_What to work on_. Leaving the pictures out, print the lines from the first line of the listing through the line containing "W, H = 1076, 552", exactly as they read, and no others.

_Exercise inputs_.
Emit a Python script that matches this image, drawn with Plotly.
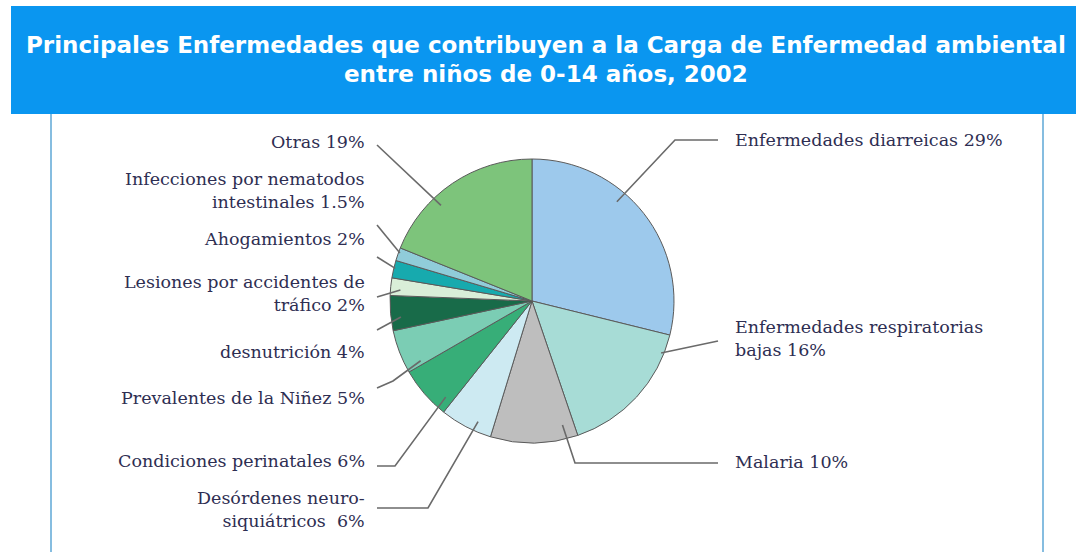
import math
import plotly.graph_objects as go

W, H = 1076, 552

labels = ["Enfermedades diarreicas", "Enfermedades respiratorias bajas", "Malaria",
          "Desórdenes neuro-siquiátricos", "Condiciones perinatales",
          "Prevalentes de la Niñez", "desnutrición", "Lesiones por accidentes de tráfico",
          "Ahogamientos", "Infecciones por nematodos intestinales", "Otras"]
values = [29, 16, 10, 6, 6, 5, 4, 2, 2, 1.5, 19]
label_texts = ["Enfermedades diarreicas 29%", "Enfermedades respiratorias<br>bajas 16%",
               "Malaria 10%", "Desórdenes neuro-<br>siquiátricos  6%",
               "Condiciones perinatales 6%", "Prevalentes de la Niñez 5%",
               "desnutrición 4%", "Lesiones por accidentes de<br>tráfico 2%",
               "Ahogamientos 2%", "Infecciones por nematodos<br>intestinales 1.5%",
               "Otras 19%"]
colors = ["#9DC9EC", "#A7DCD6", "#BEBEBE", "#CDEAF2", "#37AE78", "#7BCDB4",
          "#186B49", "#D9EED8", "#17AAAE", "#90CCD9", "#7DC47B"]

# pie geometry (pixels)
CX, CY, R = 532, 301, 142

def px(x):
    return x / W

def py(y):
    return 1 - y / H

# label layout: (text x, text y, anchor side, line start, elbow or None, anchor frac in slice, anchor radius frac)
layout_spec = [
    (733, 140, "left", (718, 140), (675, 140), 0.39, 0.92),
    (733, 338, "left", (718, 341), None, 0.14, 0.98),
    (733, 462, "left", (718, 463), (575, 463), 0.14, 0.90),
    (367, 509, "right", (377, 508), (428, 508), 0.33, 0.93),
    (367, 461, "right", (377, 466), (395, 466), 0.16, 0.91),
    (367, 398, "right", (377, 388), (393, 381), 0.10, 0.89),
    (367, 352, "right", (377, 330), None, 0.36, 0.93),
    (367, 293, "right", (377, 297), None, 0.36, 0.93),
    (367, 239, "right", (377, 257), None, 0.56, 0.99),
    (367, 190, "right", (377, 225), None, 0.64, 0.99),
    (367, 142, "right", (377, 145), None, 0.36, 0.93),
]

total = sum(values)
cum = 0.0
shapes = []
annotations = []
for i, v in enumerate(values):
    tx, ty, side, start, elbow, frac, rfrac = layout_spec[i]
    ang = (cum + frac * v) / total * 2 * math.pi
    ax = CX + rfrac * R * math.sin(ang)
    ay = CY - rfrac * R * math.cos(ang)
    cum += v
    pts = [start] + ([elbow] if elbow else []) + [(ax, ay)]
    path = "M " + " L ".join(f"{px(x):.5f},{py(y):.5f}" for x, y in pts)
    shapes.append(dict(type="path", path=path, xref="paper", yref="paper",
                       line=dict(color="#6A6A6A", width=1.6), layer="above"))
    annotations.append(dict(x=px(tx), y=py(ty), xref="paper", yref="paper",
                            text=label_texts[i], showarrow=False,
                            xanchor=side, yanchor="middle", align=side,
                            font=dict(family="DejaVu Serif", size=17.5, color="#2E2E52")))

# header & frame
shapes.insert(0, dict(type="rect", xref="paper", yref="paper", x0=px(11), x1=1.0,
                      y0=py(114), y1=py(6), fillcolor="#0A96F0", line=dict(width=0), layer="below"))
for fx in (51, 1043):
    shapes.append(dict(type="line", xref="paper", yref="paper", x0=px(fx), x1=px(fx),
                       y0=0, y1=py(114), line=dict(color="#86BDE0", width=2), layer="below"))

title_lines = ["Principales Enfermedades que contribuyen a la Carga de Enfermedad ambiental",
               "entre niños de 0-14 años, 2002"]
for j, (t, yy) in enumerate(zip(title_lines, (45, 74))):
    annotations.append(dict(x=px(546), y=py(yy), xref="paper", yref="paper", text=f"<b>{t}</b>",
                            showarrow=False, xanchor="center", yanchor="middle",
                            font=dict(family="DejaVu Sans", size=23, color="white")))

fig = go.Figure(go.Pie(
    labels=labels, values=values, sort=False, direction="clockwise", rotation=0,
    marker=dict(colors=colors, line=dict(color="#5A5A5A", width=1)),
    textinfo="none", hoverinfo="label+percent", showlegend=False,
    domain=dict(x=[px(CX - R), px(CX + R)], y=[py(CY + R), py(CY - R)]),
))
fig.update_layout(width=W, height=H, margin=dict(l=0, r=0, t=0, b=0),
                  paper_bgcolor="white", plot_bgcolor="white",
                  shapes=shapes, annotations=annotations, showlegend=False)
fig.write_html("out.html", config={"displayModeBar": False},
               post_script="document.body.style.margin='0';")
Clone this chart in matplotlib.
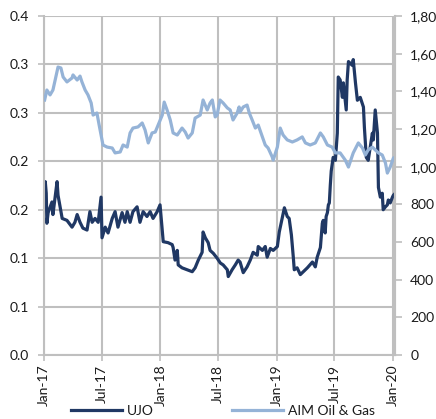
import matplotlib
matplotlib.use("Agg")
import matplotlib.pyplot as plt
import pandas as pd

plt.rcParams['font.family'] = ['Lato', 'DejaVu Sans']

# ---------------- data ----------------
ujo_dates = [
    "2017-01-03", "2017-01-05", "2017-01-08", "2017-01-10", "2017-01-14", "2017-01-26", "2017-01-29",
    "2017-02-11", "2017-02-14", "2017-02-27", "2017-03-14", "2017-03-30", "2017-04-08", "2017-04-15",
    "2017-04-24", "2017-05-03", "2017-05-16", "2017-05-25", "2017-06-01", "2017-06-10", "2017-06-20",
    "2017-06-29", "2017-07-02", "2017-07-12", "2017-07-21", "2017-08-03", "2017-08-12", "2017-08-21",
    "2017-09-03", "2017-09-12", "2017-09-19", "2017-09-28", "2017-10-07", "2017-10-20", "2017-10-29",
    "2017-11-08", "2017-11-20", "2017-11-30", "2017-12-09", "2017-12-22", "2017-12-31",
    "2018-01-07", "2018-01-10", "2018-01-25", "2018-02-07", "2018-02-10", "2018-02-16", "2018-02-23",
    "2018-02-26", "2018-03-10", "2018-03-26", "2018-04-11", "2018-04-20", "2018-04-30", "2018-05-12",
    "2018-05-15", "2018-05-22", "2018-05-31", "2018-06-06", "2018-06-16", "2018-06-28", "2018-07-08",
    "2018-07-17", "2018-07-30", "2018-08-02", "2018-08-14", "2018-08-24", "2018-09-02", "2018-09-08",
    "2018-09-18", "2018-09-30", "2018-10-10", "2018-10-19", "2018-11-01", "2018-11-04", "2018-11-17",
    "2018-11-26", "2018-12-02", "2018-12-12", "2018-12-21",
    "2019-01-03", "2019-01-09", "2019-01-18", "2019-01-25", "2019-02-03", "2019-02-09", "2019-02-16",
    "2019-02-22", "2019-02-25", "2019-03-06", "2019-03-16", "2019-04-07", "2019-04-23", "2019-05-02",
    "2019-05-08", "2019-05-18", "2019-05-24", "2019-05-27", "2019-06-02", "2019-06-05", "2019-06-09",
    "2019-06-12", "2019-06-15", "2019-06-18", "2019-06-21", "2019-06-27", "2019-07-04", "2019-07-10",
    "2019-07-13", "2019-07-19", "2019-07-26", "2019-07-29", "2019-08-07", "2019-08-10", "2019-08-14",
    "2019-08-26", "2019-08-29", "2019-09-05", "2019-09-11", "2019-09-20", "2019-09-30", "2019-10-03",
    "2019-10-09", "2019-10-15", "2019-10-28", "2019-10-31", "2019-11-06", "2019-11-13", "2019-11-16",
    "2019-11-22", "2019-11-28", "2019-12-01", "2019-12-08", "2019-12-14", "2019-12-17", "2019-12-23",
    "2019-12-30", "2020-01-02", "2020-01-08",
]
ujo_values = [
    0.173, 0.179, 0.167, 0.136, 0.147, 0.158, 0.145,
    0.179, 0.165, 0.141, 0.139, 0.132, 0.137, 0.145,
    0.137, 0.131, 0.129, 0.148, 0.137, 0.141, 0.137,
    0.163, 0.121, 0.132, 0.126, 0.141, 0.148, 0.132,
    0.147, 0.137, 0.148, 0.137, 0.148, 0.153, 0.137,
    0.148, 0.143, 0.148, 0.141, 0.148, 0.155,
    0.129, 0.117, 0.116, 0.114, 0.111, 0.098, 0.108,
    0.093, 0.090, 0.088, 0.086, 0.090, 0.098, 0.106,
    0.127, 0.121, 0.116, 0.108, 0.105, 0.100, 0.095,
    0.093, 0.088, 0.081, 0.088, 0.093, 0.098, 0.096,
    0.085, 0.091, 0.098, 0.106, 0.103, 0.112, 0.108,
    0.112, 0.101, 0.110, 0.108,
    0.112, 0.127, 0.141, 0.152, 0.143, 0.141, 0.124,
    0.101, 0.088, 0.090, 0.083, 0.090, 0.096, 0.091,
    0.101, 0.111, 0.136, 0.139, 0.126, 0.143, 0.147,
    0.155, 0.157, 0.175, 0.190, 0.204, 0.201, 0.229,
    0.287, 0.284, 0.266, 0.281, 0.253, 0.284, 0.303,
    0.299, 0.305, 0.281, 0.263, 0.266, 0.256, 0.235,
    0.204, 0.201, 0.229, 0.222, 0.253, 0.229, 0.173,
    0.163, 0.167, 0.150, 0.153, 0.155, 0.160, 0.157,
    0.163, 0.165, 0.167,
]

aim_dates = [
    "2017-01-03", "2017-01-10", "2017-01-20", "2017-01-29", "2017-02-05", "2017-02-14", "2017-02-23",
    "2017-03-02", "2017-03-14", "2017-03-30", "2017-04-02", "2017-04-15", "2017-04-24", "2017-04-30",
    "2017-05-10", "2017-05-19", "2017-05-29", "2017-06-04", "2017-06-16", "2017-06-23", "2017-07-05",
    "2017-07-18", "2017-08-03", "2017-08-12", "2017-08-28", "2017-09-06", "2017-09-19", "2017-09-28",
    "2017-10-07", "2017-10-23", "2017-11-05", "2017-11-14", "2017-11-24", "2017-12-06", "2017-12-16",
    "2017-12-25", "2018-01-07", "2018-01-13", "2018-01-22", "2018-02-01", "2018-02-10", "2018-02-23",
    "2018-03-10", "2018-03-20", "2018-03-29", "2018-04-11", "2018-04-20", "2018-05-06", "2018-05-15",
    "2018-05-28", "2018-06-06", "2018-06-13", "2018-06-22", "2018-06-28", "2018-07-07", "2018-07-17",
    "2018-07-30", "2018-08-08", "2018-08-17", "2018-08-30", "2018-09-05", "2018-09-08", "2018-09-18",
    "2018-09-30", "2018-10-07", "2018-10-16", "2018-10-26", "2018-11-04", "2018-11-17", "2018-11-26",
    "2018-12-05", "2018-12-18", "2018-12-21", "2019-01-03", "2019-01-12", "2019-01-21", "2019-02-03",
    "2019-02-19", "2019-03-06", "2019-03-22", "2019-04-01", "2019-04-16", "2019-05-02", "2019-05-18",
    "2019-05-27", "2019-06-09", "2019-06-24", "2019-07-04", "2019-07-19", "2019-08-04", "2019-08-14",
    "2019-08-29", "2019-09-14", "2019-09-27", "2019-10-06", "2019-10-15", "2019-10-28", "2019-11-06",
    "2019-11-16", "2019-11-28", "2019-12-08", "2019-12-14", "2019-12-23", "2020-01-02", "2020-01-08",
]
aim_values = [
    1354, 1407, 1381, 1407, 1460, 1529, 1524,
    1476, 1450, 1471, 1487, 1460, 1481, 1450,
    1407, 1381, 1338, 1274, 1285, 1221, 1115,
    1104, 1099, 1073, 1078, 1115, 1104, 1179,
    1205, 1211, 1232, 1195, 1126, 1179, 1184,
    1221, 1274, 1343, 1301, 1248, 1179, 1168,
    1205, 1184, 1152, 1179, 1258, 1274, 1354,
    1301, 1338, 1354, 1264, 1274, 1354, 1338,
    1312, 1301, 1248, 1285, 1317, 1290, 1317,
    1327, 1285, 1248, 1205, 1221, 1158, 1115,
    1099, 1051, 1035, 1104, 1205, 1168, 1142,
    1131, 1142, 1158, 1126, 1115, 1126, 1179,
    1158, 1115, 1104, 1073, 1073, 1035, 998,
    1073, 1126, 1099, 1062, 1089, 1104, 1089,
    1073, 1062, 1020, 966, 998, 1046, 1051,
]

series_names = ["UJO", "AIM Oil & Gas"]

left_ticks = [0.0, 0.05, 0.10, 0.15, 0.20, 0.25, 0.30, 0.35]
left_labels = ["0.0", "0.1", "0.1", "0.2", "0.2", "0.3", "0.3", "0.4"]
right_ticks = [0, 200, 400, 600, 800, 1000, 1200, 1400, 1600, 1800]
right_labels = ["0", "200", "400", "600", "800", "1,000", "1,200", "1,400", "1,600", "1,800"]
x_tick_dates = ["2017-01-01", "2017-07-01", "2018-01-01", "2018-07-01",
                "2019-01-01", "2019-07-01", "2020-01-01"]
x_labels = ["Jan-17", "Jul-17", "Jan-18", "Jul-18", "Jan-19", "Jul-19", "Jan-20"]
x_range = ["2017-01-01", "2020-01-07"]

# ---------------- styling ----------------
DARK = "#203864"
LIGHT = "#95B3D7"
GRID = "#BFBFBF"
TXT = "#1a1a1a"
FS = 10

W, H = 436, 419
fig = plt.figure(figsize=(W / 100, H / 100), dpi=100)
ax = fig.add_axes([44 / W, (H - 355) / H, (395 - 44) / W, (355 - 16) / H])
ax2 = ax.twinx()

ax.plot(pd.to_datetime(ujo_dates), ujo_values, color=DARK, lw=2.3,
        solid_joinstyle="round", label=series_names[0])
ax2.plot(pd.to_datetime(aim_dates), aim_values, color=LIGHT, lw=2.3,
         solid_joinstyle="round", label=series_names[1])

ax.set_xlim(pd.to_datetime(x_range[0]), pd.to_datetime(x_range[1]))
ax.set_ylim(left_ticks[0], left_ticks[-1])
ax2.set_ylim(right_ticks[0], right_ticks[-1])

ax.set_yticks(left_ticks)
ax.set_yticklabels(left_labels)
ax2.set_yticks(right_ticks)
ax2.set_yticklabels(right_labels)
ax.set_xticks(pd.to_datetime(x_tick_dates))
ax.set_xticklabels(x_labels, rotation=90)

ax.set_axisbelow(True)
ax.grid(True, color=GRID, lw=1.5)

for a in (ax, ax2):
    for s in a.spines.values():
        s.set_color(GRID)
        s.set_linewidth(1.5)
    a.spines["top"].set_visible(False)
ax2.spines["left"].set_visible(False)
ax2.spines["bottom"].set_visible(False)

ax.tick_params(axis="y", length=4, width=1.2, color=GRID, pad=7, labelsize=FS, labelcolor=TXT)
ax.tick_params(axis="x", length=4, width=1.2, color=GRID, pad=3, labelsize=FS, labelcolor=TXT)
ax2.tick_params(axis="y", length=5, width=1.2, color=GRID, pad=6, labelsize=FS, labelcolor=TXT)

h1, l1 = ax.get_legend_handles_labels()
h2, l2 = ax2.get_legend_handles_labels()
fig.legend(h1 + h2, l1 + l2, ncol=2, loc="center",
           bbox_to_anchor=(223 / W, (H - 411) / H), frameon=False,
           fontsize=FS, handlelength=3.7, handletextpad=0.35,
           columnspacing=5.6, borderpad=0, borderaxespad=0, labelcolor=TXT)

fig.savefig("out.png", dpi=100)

_Written answer_.
Emit a Python script that matches this image, drawn with Plotly.
import math
import plotly.graph_objects as go

W, H = 1076, 552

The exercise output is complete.